I think the line you’re referring to is National Grid’s line between Bolney and Ninfield. It gathers power from power stations along the south coast and from the submarine cables that connect to France, and supplies power to UK Power Networks, who then distribute it around the towns and cities of Sussex and Hampshire.
I am looking for information on the company “Watsham’s Ltd”. The company was involved with pylon construction and based in Nottingham. My father worked for the company from 1933 to 1966. I believe the company constructed the line from Pembroke power station in south west Wales. Whist working in the area he met my mother.
Any information would be appreciated
Hi Thomas – Try emailing our Collections on collections@scienceandindustrymuseum.org.uk and they might be able to point you in the right direction.

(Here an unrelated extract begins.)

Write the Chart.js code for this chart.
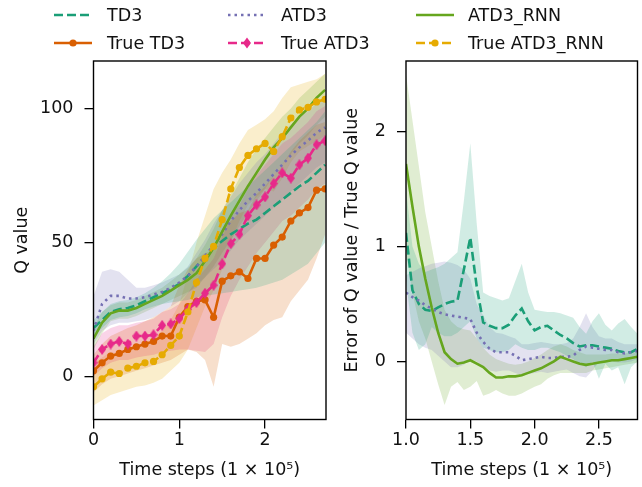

Hello Thomas, whilst looking for something else I have just noticed your mention of Watshams Ltd. I can remember in the mid sixtys people who were working for Balfour Beatty mentioning Watshams in the context of OHL construction, and they were a very familiar name in the industry. I did some research and found that the company built hundreds of miles of 132 and 275kV lines from the 1930.s to the 1960’s and then refurbishment work of 275 and 400kV lines up to about 1979. They were purchased by the Hawker Siddley Group and continued for a while then droped out completely, hope this helps.
I understand not everyone like pylons across the landscape so ,would it not be possible to disguise them as trees with false foliage?old christmas trees?fire hazard maybe ??
I have always considered that pylons are a part of the rural landscape. Is there a photographic record of pylons that have been diverted by new roads?
Thank you for getting in touch, Bruce. We don’t have such a photographic record in the archive collection at the Science and Industry Museum. In the UK, transmission towers are managed by Distribution Network Operators. In the north west of England, where the museum is based, the DNO is Electricity North West. I imagine that, where a new road is to be built and a transmission tower needs to be relocated, the DNO would be in correspondence with the Highways Agency, and might well keep photographic records. As I don’t work in the industry, I can’t say for certain that this is the case, however. There is a list of DNOs on Wikipedia https://en.wikipedia.org/wiki/Distribution_network_operator.
My father worked on pylons in south Wales in the 1950s. I think the company he worked for was JL Eaves construction but I can’t find any info to confirm this can you help
Why not take all the workers & resources off HS2 to build the new pylon routes we need more than HS2?